Grizzly Bears Captured and Relocated in Flathead Valley

FWP issues bear safety reminders for hunters after recent conflicts

By Beacon Staff

Wildlife managers captured a 5- or 6-year-old, 365-pound, adult male grizzly bear above Lake Blaine on the east side of the Flathead Valley Oct. 19 after the bruin was reported to have been damaging fruit trees in the area.

Officials with Montana Fish, Wildlife and Parks relocated the bear to the east side of Hungry Horse Reservoir. It was fitted with a GPS collar and had not been captured previously

Meanwhile, managers also caught a 2-year-old male grizzly across U.S. Highway 93 from the Flathead County Landfill after the bear was reportedly eating apples at a residence.

FWP officials set a trap several days earlier targeting a much larger grizzly bear that had been damaging fruit trees, but caught the younger bear instead. They fit the bear with a GPS satellite collar and released him up Whale Creek in the North Fork Flathead River drainage. The bear had no history of capture.

According to a press release from FWP, the agency has received numerous reports of both black and grizzly bears in the areas around Whitefish, Columbia Falls, Eureka, Bigfork, and along the north and east side of the Flathead Valley.

Managers are emphasizing that landowners pick fruit off their trees to prevent damage to their trees and pick up all fruit off the ground to avoid attracting bears.

Electric fencing can also be used to protect fruit trees, poultry, and livestock.

Pet food and grain should be secured where bears can’t get access to it.
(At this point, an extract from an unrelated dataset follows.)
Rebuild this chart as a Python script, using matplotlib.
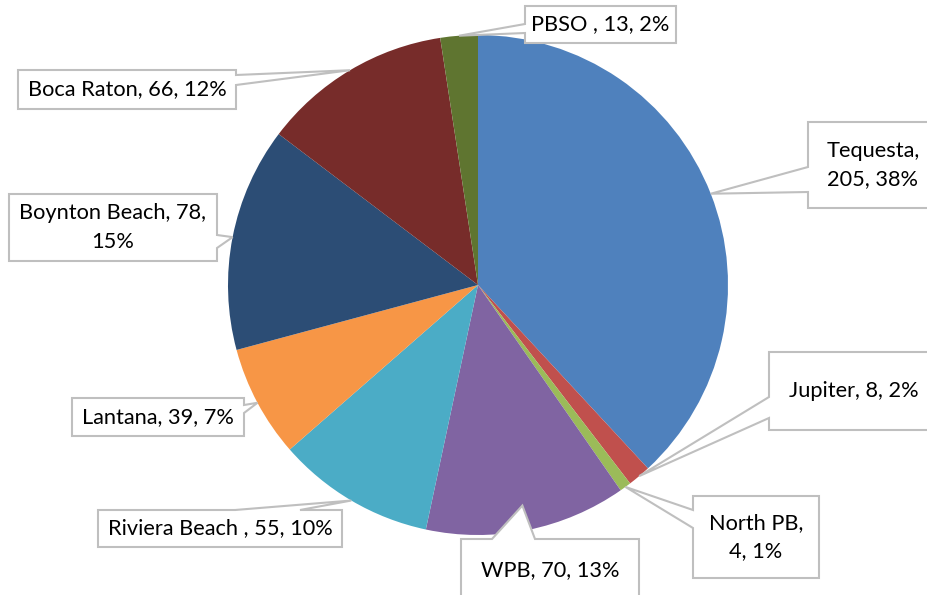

Bird feeders that contain sunflower seeds, millet, and suet will attract bears to homes.

Garbage should not be left outside where bears can get into it.  In Montana, it is illegal to feed bears and ungulates; illegal foods include deer blocks and grain.

With the onset of big game season, hunters should also be aware that grizzly bears can be encountered almost anywhere throughout western Montana. Hunters should read, understand, and follow the food storage orders, which also cover how you handle game that you have harvested.

Hunters should make every effort to get their harvested game out of the field and processed as soon as possible. If you have to leave your harvested animal in the field for any length of time, it is recommend to get the meat as far away from the gut pile as possible and to leave it in an open area that you can observe it from a distance. Placing tree branches or sticks over the carcass will also give you an indication that a bear might have visited the carcass if the branches are moved.

When you return to a carcass always approach it with the idea that a bear could be in the area.

FWP recommends that hunters and other recreationists carry and know how to use bear pepper spray.